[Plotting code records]
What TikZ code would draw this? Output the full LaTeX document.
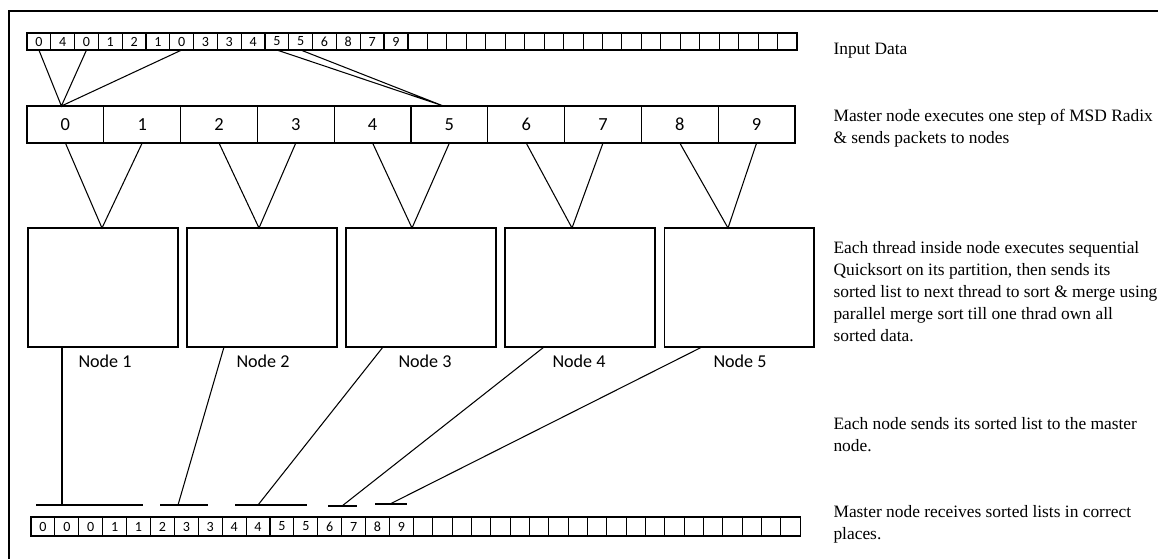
\documentclass[tikz,border=0pt]{standalone}
\usepackage{fontspec}
\setmainfont{Liberation Serif}
\newfontfamily\calibri{Carlito}
\usetikzlibrary{positioning}
\tikzset{
  cell/.style={draw, inner sep=0pt, outer sep=0pt, minimum height=0.34cm, font=\calibri\fontsize{8}{8}\selectfont},
  wide/.style={cell, minimum width=0.476cm},
  slim/.style={cell, minimum width=0.389cm},
  bucket/.style={draw, inner sep=0pt, outer sep=0pt, minimum width=1.536cm, minimum height=0.74cm, font=\calibri\fontsize{10.5}{10.5}\selectfont},
  proc/.style={draw, inner sep=0pt, outer sep=0pt, minimum width=3cm, minimum height=2.38cm},
  proclabel/.style={inner sep=0pt, font=\calibri\fontsize{10.3}{12}\selectfont},
  note/.style={anchor=base west, align=left, inner sep=0pt, font=\fontsize{9.9}{12.5}\selectfont}
}
\begin{document}
\begin{tikzpicture}[x=0.02cm, y=-0.02cm, line width=0.6pt]
\useasboundingbox (0,0) rectangle (1158,559);
\draw[line width=0.8pt] (9,559)--(9,11)--(1158,11);
\foreach \v [count=\i from 0] in {0,4,0,1,2,1,0,3,3,4,5,5,6,8,7,9}
  \node[wide] (t\i) at ({27+23.8*(\i+0.5)},41.5) {\v};
\foreach \i in {16,...,35}
  \node[slim] (t\i) at ({408+19.45*(\i-15.5)},41.5) {};
\foreach \i in {0,...,9}
  \node[bucket] (b\i) at ({27+76.8*(\i+0.5)},124.5) {\i};
\draw (t0.south)--([xshift=-0.08cm]b0.north)--(t2.south);
\draw (t6.south)--([xshift=-0.08cm]b0.north);
\draw (t10.south)--([xshift=-0.12cm]b5.north)--(t11.south);
\foreach \i in {1,...,5}
  \node[proc] (n\i) at ({103+159*(\i-1)},287.5) {};
\foreach \i/\x in {1/105,2/263,3/425,4/579,5/740}
  \node[proclabel] (l\i) at (\x,361) {Node \i};
\foreach \a/\b/\n/\dx in {0/1/1/-1,2/3/2/-3,4/5/3/-9,6/7/4/-8,8/9/5/-11}
  \draw (b\a.south)--([xshift=\dx*0.02cm]n\n.north)--(b\b.south);
\foreach \i/\l/\r/\h/\y in {1/36/143/62/505,2/160/208/178/505,3/235/307/258/505,4/328/357/342/506,5/375/407/390/504}{
  \coordinate (g\i a) at (\l,\y);
  \coordinate (g\i b) at (\r,\y);
  \coordinate (h\i) at (\h,\y);
  \draw (g\i a)--(g\i b);
}
\foreach \n/\dx in {1/-41,2/-38,3/-38,4/-36,5/-37}
  \draw ([xshift=\dx*0.02cm]n\n.south)--(h\n);
\foreach \v [count=\i from 0] in {0,0,0,1,1,2,3,3,4,4,5,5,6,7,8,9}
  \node[wide, minimum width=0.478cm, minimum height=0.38cm] (r\i) at ({31+23.9*(\i+0.5)},526.5) {\v};
\foreach \i in {16,...,35}
  \node[slim, minimum width=0.387cm, minimum height=0.38cm] (r\i) at ({413.5+19.33*(\i-15.5)},526.5) {};
\node[note] (d1) at (833,54) {Input Data};
\node[note] (d2) at (833,143) {Master node executes one step of MSD Radix\\\& sends packets to nodes};
\node[note] (d3) at (833,341) {Each thread inside node executes sequential\\Quicksort on its partition, then sends its\\sorted list to next thread to sort \& merge using\\parallel merge sort till one thrad own all\\sorted data.};
\node[note] (d4) at (833,451) {Each node sends its sorted list to the master\\node.};
\node[note] (d5) at (833,539) {Master node receives sorted lists in correct\\places.};
\end{tikzpicture}
\end{document}
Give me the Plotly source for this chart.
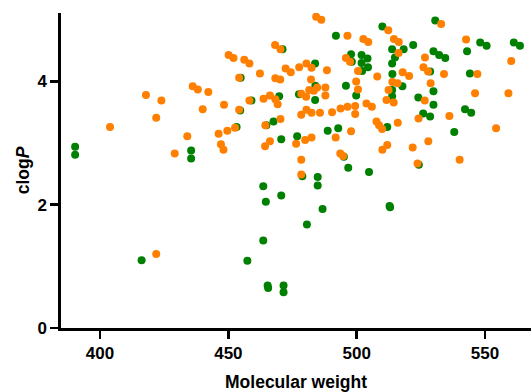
import plotly.graph_objects as go

# Molecular weight / clogP values
orange_mw = [450.1, 452.0, 456.2, 458.2, 462.3, 454.2, 436.1, 438.1, 442.2, 417.9,
             423.9, 458.2, 463.7, 466.2, 468.3, 469.2, 440.0, 448.3, 454.2, 421.9,
             403.9, 452.6, 449.6, 464.4, 446.2, 434.0, 447.1, 448.1, 464.3, 466.2,
             429.1, 421.9, 484.2, 486.2, 496.4, 502.6, 504.5, 512.3, 532.9, 468.2,
             470.3, 514.5, 516.4, 516.3, 526.6, 542.6, 560.2, 495.8, 497.4, 472.3,
             474.3, 477.6, 480.4, 482.4, 488.4, 500.5, 468.3, 470.2, 482.2, 499.8,
             508.0, 517.9, 520.4, 526.0, 527.8, 534.0, 547.0, 513.9, 515.9, 528.8,
             512.4, 500.5, 487.8, 478.4, 480.3, 481.5, 483.3, 484.6, 487.8, 511.6,
             514.4, 526.5, 546.1, 559.1, 478.4, 480.4, 482.4, 485.7, 490.4, 493.7,
             496.4, 499.4, 499.4, 503.8, 505.9, 470.3, 507.7, 508.7, 509.9, 516.0,
             524.1, 536.1, 554.3, 497.8, 491.8, 479.9, 482.4, 476.4, 511.9, 510.0,
             521.8, 527.9, 493.6, 494.7, 478.4, 523.7, 540.1, 478.4]
orange_clogp = [4.43, 4.38, 4.35, 4.29, 4.13, 4.06, 3.92, 3.87, 3.83, 3.78,
                3.69, 3.69, 3.72, 3.77, 3.71, 3.63, 3.55, 3.62, 3.54, 3.41,
                3.26, 3.25, 3.20, 3.29, 3.15, 3.11, 2.98, 2.89, 2.95, 3.03,
                2.83, 1.20, 5.05, 5.00, 4.74, 4.69, 4.64, 4.83, 4.93, 4.59,
                4.52, 4.69, 4.64, 4.46, 4.39, 4.68, 4.33, 4.38, 4.32, 4.21,
                4.15, 4.23, 4.29, 4.22, 4.18, 4.17, 4.05, 4.03, 4.03, 4.00,
                4.08, 4.15, 4.09, 4.23, 4.16, 4.12, 4.12, 3.99, 3.97, 3.97,
                3.86, 3.87, 3.90, 3.80, 3.75, 3.86, 3.85, 3.90, 3.77, 3.70,
                3.66, 3.69, 3.81, 3.81, 3.46, 3.54, 3.49, 3.49, 3.50, 3.56,
                3.59, 3.60, 3.47, 3.64, 3.59, 3.39, 3.35, 3.29, 3.23, 3.33,
                3.40, 3.44, 3.24, 3.19, 3.09, 3.05, 3.09, 2.99, 2.97, 2.89,
                2.93, 3.03, 2.83, 2.79, 2.73, 2.67, 2.73, 2.49]

green_mw = [390.3, 390.3, 435.5, 435.5, 463.6, 416.2, 457.4, 463.6, 464.6, 465.3,
            465.5, 471.5, 471.5, 470.6, 486.7, 480.6, 513.0, 512.8, 496.7, 504.8,
            484.8, 484.8, 467.6, 470.6, 476.8, 488.7, 492.8, 478.8, 538.0, 511.9,
            525.9, 528.6, 542.2, 544.6, 524.0, 529.9, 529.9, 513.8, 513.8, 517.8,
            513.9, 528.6, 544.1, 513.8, 514.9, 513.8, 518.3, 522.0, 529.9, 532.1,
            534.5, 543.0, 548.1, 550.6, 561.2, 563.6, 530.6, 510.0, 491.9, 497.8,
            501.9, 504.2, 498.1, 501.9, 504.4, 502.1, 483.8, 471.1, 495.8, 483.9,
            483.8, 477.5, 469.8, 499.8, 459.0, 454.8, 454.6, 453.2, 464.8, 524.2,
            495.0]
green_clogp = [2.94, 2.81, 2.88, 2.75, 2.30, 1.10, 1.09, 1.42, 2.05, 0.69,
               0.65, 0.69, 0.58, 2.15, 1.93, 1.68, 1.96, 1.98, 2.60, 2.53,
               2.45, 2.31, 3.35, 3.06, 3.11, 3.20, 3.24, 2.46, 3.18, 3.26,
               3.48, 3.43, 3.55, 3.49, 3.74, 3.84, 3.62, 3.86, 3.76, 3.92,
               4.12, 4.16, 4.13, 4.29, 4.39, 4.52, 4.52, 4.59, 4.49, 4.43,
               4.38, 4.49, 4.63, 4.58, 4.63, 4.58, 4.99, 4.89, 4.74, 4.44,
               4.43, 4.37, 4.32, 4.30, 4.23, 4.17, 4.29, 4.52, 3.93, 3.93,
               3.70, 3.79, 3.76, 3.77, 3.69, 4.06, 3.53, 3.26, 3.29, 2.65,
               2.78]

x_ticks = [400, 450, 500, 550]
y_ticks = [0, 2, 4]

FONT = "Liberation Sans, Arial, sans-serif"

fig = go.Figure()
fig.add_trace(go.Scatter(x=green_mw, y=green_clogp, mode="markers",
                         marker=dict(color="#008000", size=8, line=dict(width=0)),
                         showlegend=False, hoverinfo="skip"))
fig.add_trace(go.Scatter(x=orange_mw, y=orange_clogp, mode="markers",
                         marker=dict(color="#FF8000", size=8, line=dict(width=0)),
                         showlegend=False, hoverinfo="skip"))

axis_common = dict(showgrid=False, zeroline=False, showline=True, linecolor="black",
                   linewidth=2.7, ticks="outside", ticklen=8, tickwidth=2.7,
                   tickcolor="black", automargin=False,
                   tickfont=dict(family=FONT, size=17, color="black", weight="bold"))

fig.update_layout(
    width=531, height=392,
    margin=dict(l=61, r=0, t=13, b=64),
    paper_bgcolor="white", plot_bgcolor="white",
    xaxis=dict(range=[384.8, 567.9], tickvals=x_ticks,
               title=dict(text="Molecular weight", standoff=15,
                          font=dict(family=FONT, size=17.5, color="black", weight="bold")),
               **axis_common),
    yaxis=dict(range=[0, 5.11], tickvals=y_ticks,
               title=dict(text="clog<i>P</i>", standoff=4,
                          font=dict(family=FONT, size=17.5, color="black", weight="bold")),
               **axis_common),
)

fig.write_html("out.html", config={"displayModeBar": False, "staticPlot": True},
               post_script="document.body.style.margin='0';document.body.style.overflow='hidden';")
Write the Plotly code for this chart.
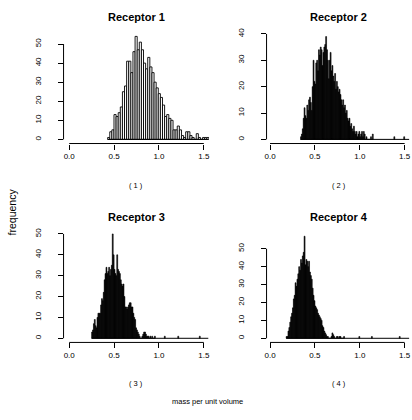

▶ DIRECTIVE: Transcribe only the lines from the line holding "Give me the Plotly source for this chart." through the line holding "import plotly.graph_objects as go", inclusive, without any of the pictures.

▶ ANSWER TO THIS EXERCISE:
Give me the Plotly source for this chart.
import plotly.graph_objects as go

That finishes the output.